**SOURCE EXCERPT**
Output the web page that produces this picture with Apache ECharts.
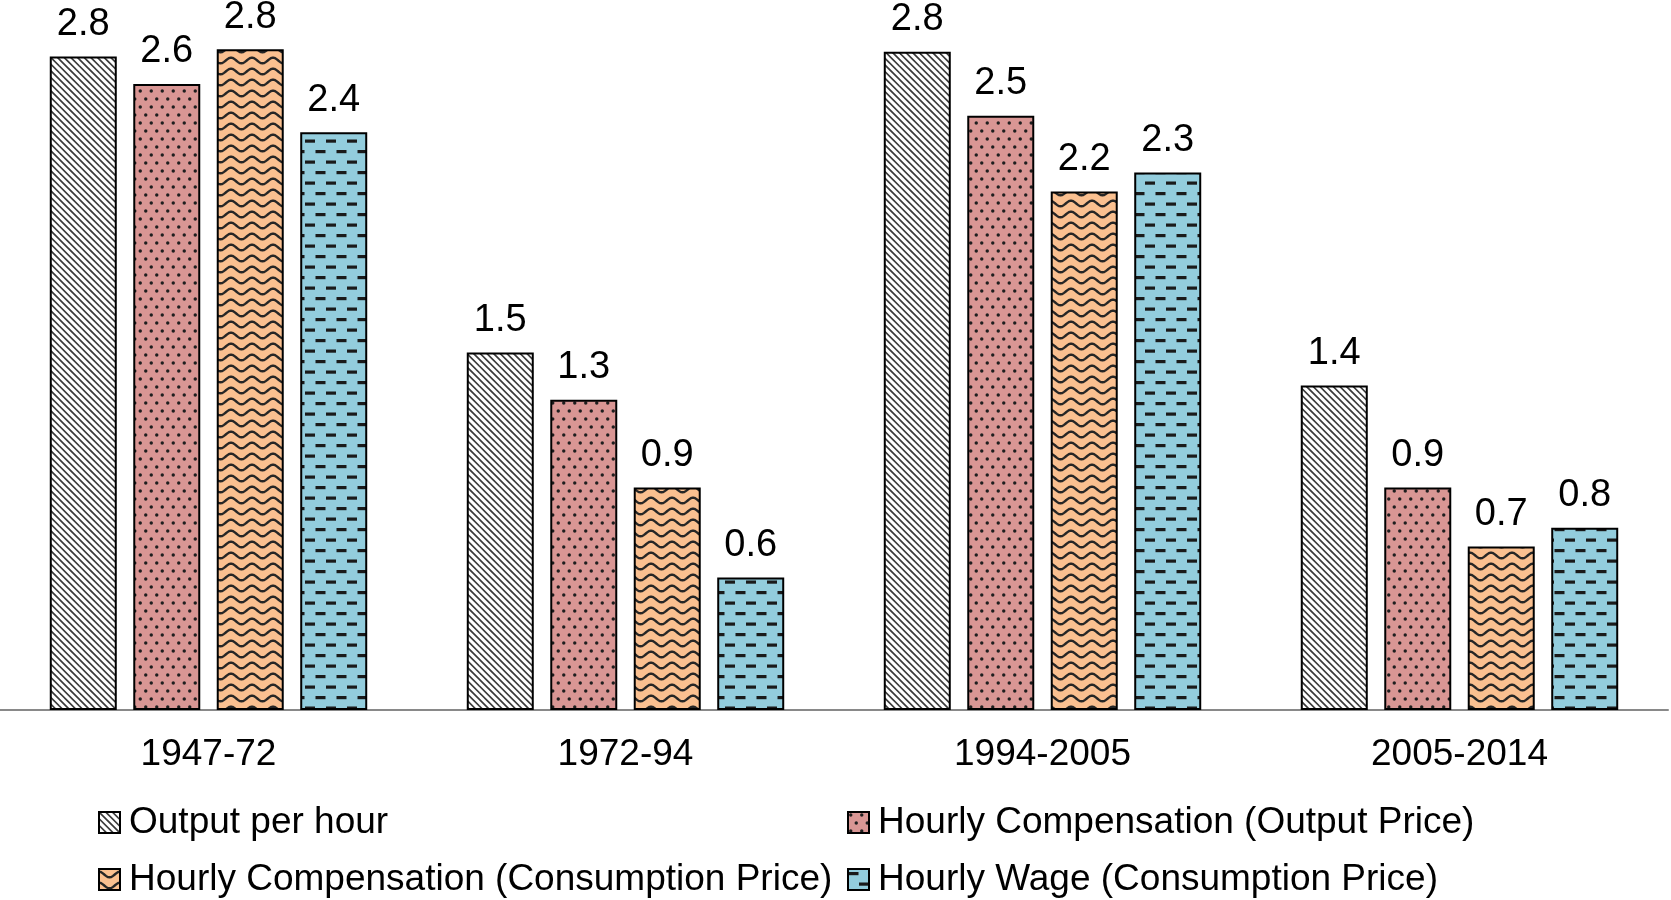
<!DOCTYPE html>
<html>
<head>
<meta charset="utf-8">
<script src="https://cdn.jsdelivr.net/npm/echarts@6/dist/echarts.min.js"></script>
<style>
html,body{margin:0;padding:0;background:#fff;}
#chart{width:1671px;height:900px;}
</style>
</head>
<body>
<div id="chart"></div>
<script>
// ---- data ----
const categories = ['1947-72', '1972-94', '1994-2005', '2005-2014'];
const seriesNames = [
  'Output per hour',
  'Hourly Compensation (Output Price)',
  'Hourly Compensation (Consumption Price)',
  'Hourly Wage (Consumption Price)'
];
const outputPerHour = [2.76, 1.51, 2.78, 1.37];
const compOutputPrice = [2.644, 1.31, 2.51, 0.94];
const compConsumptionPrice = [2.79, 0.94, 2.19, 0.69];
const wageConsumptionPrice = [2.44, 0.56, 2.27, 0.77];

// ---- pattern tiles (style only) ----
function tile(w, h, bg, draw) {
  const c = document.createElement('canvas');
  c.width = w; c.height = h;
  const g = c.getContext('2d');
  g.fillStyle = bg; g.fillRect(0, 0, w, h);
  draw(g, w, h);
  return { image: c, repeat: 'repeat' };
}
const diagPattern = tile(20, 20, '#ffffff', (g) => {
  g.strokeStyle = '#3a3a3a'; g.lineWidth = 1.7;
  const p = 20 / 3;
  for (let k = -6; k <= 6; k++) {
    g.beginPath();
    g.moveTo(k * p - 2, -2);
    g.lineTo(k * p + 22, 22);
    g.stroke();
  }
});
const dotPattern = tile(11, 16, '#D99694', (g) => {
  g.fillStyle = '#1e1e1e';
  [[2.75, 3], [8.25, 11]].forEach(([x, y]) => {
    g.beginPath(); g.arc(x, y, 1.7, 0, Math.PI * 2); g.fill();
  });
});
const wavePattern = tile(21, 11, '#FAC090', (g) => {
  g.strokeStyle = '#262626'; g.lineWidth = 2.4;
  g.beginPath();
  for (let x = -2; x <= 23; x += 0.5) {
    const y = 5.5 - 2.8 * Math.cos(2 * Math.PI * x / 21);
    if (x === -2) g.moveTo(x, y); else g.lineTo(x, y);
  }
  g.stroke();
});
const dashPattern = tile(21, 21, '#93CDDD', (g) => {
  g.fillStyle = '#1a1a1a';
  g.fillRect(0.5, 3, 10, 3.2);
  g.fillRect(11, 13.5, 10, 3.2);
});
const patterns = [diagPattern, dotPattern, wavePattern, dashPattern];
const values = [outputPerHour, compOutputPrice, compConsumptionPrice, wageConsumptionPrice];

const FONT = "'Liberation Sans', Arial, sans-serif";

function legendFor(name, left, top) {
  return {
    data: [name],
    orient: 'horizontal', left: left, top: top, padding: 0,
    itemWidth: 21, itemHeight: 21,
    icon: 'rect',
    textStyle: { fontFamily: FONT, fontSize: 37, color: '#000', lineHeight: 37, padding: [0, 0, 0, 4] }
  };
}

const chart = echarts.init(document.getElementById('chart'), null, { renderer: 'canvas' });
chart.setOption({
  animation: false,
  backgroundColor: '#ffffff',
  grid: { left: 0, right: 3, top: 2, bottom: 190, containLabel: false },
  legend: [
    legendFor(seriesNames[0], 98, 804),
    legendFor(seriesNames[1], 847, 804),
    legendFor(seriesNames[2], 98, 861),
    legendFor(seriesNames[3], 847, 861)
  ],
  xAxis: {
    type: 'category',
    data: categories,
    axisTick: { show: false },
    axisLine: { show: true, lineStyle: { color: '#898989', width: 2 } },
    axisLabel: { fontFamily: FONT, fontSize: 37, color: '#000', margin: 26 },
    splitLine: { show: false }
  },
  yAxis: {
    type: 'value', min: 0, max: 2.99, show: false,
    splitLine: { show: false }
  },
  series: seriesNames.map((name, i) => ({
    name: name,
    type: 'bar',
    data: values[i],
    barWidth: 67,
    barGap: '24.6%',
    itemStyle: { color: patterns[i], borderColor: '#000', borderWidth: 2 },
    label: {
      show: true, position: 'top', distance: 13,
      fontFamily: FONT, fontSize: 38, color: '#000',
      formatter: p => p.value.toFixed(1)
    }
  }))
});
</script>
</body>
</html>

**GOAL**
Leave the pictures out and copy the rest of the data exactly.

**RESULT BELOW**
Output the web page that produces this picture with Apache ECharts.
<!DOCTYPE html>
<html>
<head>
<meta charset="utf-8">
<script src="https://cdn.jsdelivr.net/npm/echarts@6/dist/echarts.min.js"></script>
<style>
html,body{margin:0;padding:0;background:#fff;}
#chart{width:1671px;height:900px;}
</style>
</head>
<body>
<div id="chart"></div>
<script>
// ---- data ----
const categories = ['1947-72', '1972-94', '1994-2005', '2005-2014'];
const seriesNames = [
  'Output per hour',
  'Hourly Compensation (Output Price)',
  'Hourly Compensation (Consumption Price)',
  'Hourly Wage (Consumption Price)'
];
const outputPerHour = [2.76, 1.51, 2.78, 1.37];
const compOutputPrice = [2.644, 1.31, 2.51, 0.94];
const compConsumptionPrice = [2.79, 0.94, 2.19, 0.69];
const wageConsumptionPrice = [2.44, 0.56, 2.27, 0.77];

// ---- pattern tiles (style only) ----
function tile(w, h, bg, draw) {
  const c = document.createElement('canvas');
  c.width = w; c.height = h;
  const g = c.getContext('2d');
  g.fillStyle = bg; g.fillRect(0, 0, w, h);
  draw(g, w, h);
  return { image: c, repeat: 'repeat' };
}
const diagPattern = tile(20, 20, '#ffffff', (g) => {
  g.strokeStyle = '#3a3a3a'; g.lineWidth = 1.7;
  const p = 20 / 3;
  for (let k = -6; k <= 6; k++) {
    g.beginPath();
    g.moveTo(k * p - 2, -2);
    g.lineTo(k * p + 22, 22);
    g.stroke();
  }
});
const dotPattern = tile(11, 16, '#D99694', (g) => {
  g.fillStyle = '#1e1e1e';
  [[2.75, 3], [8.25, 11]].forEach(([x, y]) => {
    g.beginPath(); g.arc(x, y, 1.7, 0, Math.PI * 2); g.fill();
  });
});
const wavePattern = tile(21, 11, '#FAC090', (g) => {
  g.strokeStyle = '#262626'; g.lineWidth = 2.4;
  g.beginPath();
  for (let x = -2; x <= 23; x += 0.5) {
    const y = 5.5 - 2.8 * Math.cos(2 * Math.PI * x / 21);
    if (x === -2) g.moveTo(x, y); else g.lineTo(x, y);
  }
  g.stroke();
});
const dashPattern = tile(21, 21, '#93CDDD', (g) => {
  g.fillStyle = '#1a1a1a';
  g.fillRect(0.5, 3, 10, 3.2);
  g.fillRect(11, 13.5, 10, 3.2);
});
const patterns = [diagPattern, dotPattern, wavePattern, dashPattern];
const values = [outputPerHour, compOutputPrice, compConsumptionPrice, wageConsumptionPrice];

const FONT = "'Liberation Sans', Arial, sans-serif";

function legendFor(name, left, top) {
  return {
    data: [name],
    orient: 'horizontal', left: left, top: top, padding: 0,
    itemWidth: 21, itemHeight: 21,
    icon: 'rect',
    textStyle: { fontFamily: FONT, fontSize: 37, color: '#000', lineHeight: 37, padding: [0, 0, 0, 4] }
  };
}

const chart = echarts.init(document.getElementById('chart'), null, { renderer: 'canvas' });
chart.setOption({
  animation: false,
  backgroundColor: '#ffffff',
  grid: { left: 0, right: 3, top: 2, bottom: 190, containLabel: false },
  legend: [
    legendFor(seriesNames[0], 98, 804),
    legendFor(seriesNames[1], 847, 804),
    legendFor(seriesNames[2], 98, 861),
    legendFor(seriesNames[3], 847, 861)
  ],
  xAxis: {
    type: 'category',
    data: categories,
    axisTick: { show: false },
    axisLine: { show: true, lineStyle: { color: '#898989', width: 2 } },
    axisLabel: { fontFamily: FONT, fontSize: 37, color: '#000', margin: 26 },
    splitLine: { show: false }
  },
  yAxis: {
    type: 'value', min: 0, max: 2.99, show: false,
    splitLine: { show: false }
  },
  series: seriesNames.map((name, i) => ({
    name: name,
    type: 'bar',
    data: values[i],
    barWidth: 67,
    barGap: '24.6%',
    itemStyle: { color: patterns[i], borderColor: '#000', borderWidth: 2 },
    label: {
      show: true, position: 'top', distance: 13,
      fontFamily: FONT, fontSize: 38, color: '#000',
      formatter: p => p.value.toFixed(1)
    }
  }))
});
</script>
</body>
</html>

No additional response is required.